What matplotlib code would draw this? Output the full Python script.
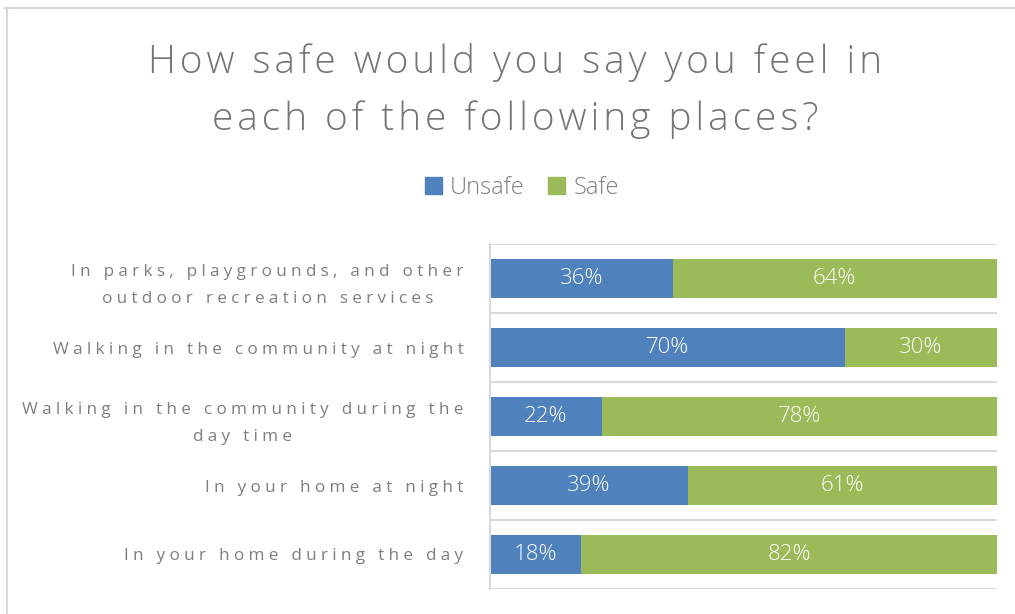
import matplotlib
matplotlib.use('Agg')
import matplotlib.pyplot as plt
from matplotlib.lines import Line2D
from matplotlib.patches import Patch
import numpy as np

categories = ["In parks, playgrounds, and other\noutdoor recreation services",
              "Walking in the community at night",
              "Walking in the community during the\nday time",
              "In your home at night",
              "In your home during the day"]
unsafe = [36, 70, 22, 39, 18]
safe = [64, 30, 78, 61, 82]
series_names = ["Unsafe", "Safe"]
title_lines = ["How safe would you say you feel in", "each of the following places?"]

BLUE = '#4F81BD'
GREEN = '#9BBB59'
GRID = '#D9D9D9'
TEXT = '#7F7F7F'
FONT = ['Open Sans', 'DejaVu Sans']

def spaced(s, gap):
    # fake character spacing by putting a fixed-width space between letters
    return '\n'.join(gap.join(line) for line in s.split('\n'))

fig = plt.figure(figsize=(10.15, 6.14), dpi=100)
ax = fig.add_axes([490/1015, 1-589/614, (997-490)/1015, (589-244)/614])

y = np.arange(len(categories))
h = 0.57
ax.barh(y, unsafe, height=h, color=BLUE, label=series_names[0])
ax.barh(y, safe, left=unsafe, height=h, color=GREEN, label=series_names[1])

for i in range(len(categories)):
    ax.text(unsafe[i]/2, y[i], f"{unsafe[i]}%", ha='center', va='center',
            color='white', fontsize=16, family=FONT, fontweight='light')
    ax.text(unsafe[i] + safe[i]/2, y[i], f"{safe[i]}%", ha='center', va='center',
            color='white', fontsize=16, family=FONT, fontweight='light')

ax.set_xlim(0, 100)
ax.set_ylim(len(categories) - 0.5, -0.5)
for b in np.arange(-0.5, len(categories), 1.0):
    ax.axhline(b, color=GRID, lw=1.5, zorder=0)
for s in ['top', 'right', 'bottom']:
    ax.spines[s].set_visible(False)
ax.spines['left'].set_color(GRID)
ax.spines['left'].set_linewidth(1.5)
ax.set_xticks([])
ax.set_yticks(y)
ax.set_yticklabels([spaced(c, '\u2005') for c in categories], family=FONT, fontsize=12.3,
                   color=TEXT, multialignment='center', linespacing=1.85)
ax.tick_params(axis='y', length=0, pad=19)

fig.text(515/1015, 1-73/614, spaced(title_lines[0], '\u200a'), ha='center', va='baseline',
         fontsize=28, color='#757575', family=FONT, fontweight='light')
fig.text(515/1015, 1-130/614, spaced(title_lines[1], '\u200a'), ha='center', va='baseline',
         fontsize=28, color='#757575', family=FONT, fontweight='light')

handles = [Patch(color=BLUE), Patch(color=GREEN)]
fig.legend(handles, series_names, loc='center', bbox_to_anchor=(522/1015, 1-188/614),
           ncol=2, frameon=False, prop={'family': FONT, 'size': 17, 'weight': 'light'},
           labelcolor=TEXT, handlelength=0.72, handleheight=0.72, handletextpad=0.34,
           columnspacing=1.0, borderpad=0, borderaxespad=0)

# chart frame
fig.add_artist(Line2D([4.5/1015, 1.0], [1-7.5/614, 1-7.5/614], color=GRID, lw=1.5))
fig.add_artist(Line2D([7/1015, 7/1015], [0, 1-7.5/614], color=GRID, lw=1.5))

fig.savefig('out.png', dpi=100)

* * * * * * *

=== Exercise aim ===
Print the data above verbatim from the first line through the line holding "import numpy as np", leaving every picture out.

=== Full solution ===
What matplotlib code would draw this? Output the full Python script.
import matplotlib
matplotlib.use('Agg')
import matplotlib.pyplot as plt
from matplotlib.lines import Line2D
from matplotlib.patches import Patch
import numpy as np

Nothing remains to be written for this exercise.